I obeyed Nevin’s instructions and made my way to Mevlana’s tomb. The shrine is part of a grand museum complex built out of a thirteenth-century dervish lodge, or tariqat. I paid my admission fee, plucked plastic shower caps from a bin in front of the entrance to the shrine, stretched them over my shoes, and entered the complex where the great poet tries to rest amid the camera flashes. Mevlana’s gravestone is enormous and topped with two green turbans. Pillars rise above him to support a dome made of carved and painted wood.

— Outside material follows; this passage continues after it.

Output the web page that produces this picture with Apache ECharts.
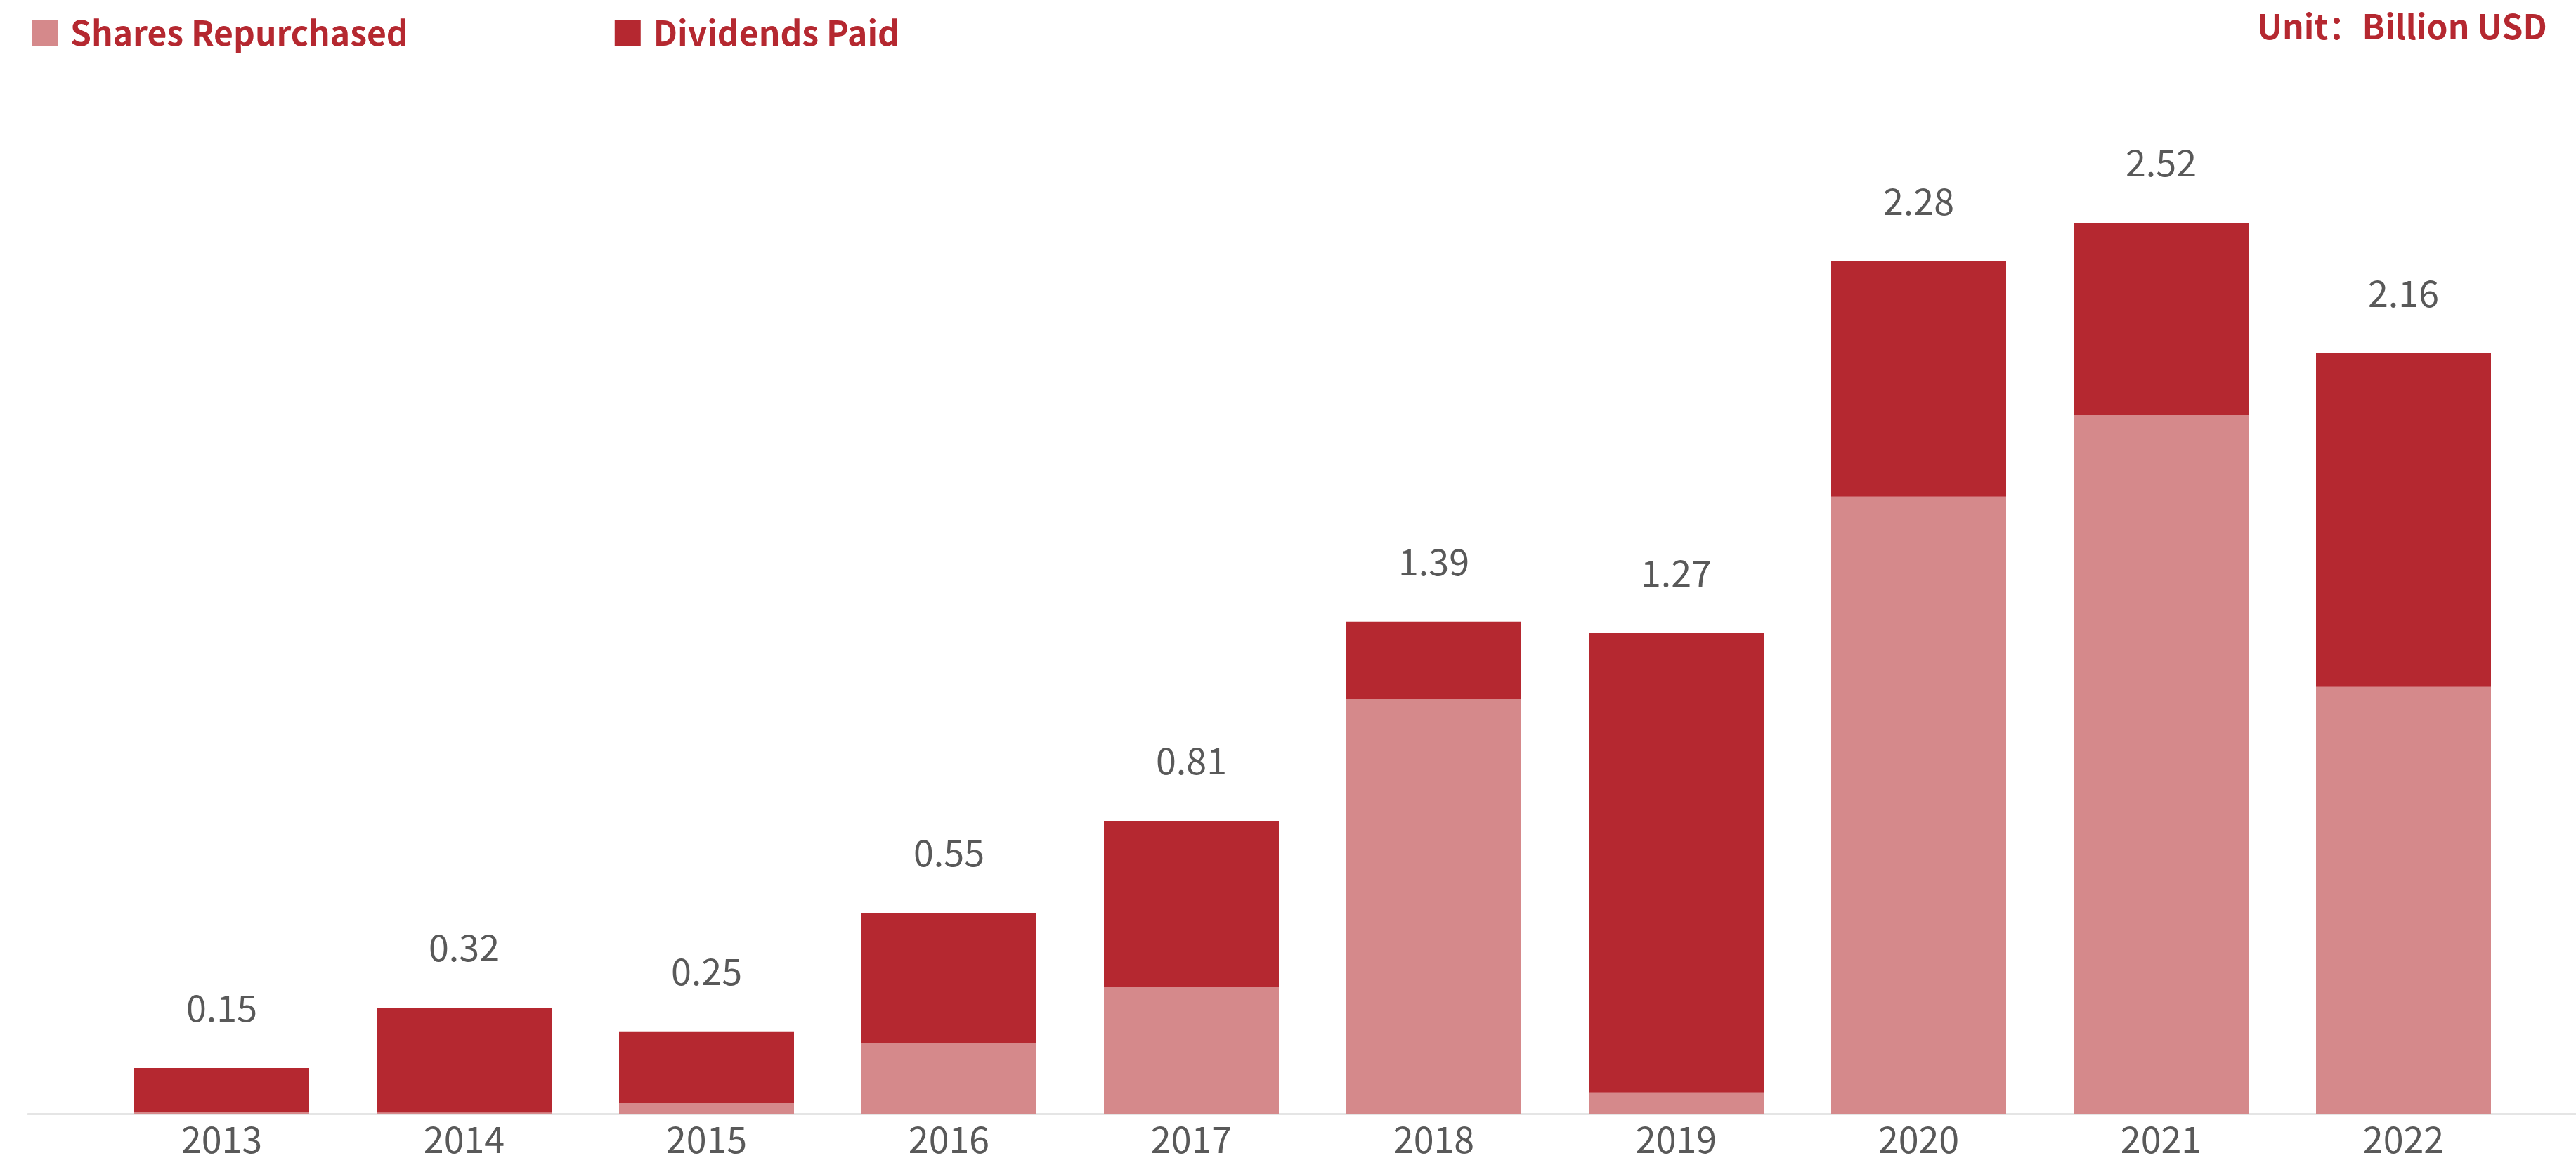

Every surface of the shrine is softly lit and adorned with verses of his poetry written in gold.

I spent only a moment there among the throngs – the schoolchildren, the quietly praying Turks, and the Western New Agers who’ve adopted Mevlevi Sufism as the next fashionable mysticism – before leaving the shrine for another sort of pilgrimage. I found the ancient dervish kitchen in a different part of the museum. For Mevlevi Sufis, the kitchen was a sacred place and heart of the tariqat. Here, everyday labours were elevated to a sort of medi­tation. The operation of the kitchen was divided into eighteen precise duties, which were assigned to individual acolytes. The Master of the Cupboard was in charge of cleaning the cupboards and maintaining the utensils within. This was his only job. The Coffee Grinder only ground coffee. The Purchaser of Provisions did the daily shopping. He hung a symbolic set of tongs, called pazarci tongs, from his belt. The tongs identified him as a Mevlevi Sufi to the market vendors and they would, in theory, sell him goods at a lower price. Every­one laboured under the super­vision of the Chief of the Kitchen and Master of Ceremonies, the spiritual descendant of Ates-baz Veli.

Aspirants to the Mevlevi order would begin their Sufi training in a small alcove, called a saka postu, on the left side of the kitchen’s entrance. They would sit there for three days in silence and observe the work of the dervishes. (The saka postu in the museum’s kitchen is still intact and occupied by a kneeling mannequin.) After his three days of observation, the dervish-to-be had to run errands for eighteen days before beginning his formal apprenticeship under the Keeper of the Cauldron, the kitchen’s second-in-command. This period of repetitive labour and intense scrutiny would last 1,001 days. If an aspirant survived the ordeal and showed the sort of patience and endurance required of a Mevlevi dervish, he would then become a member of the order.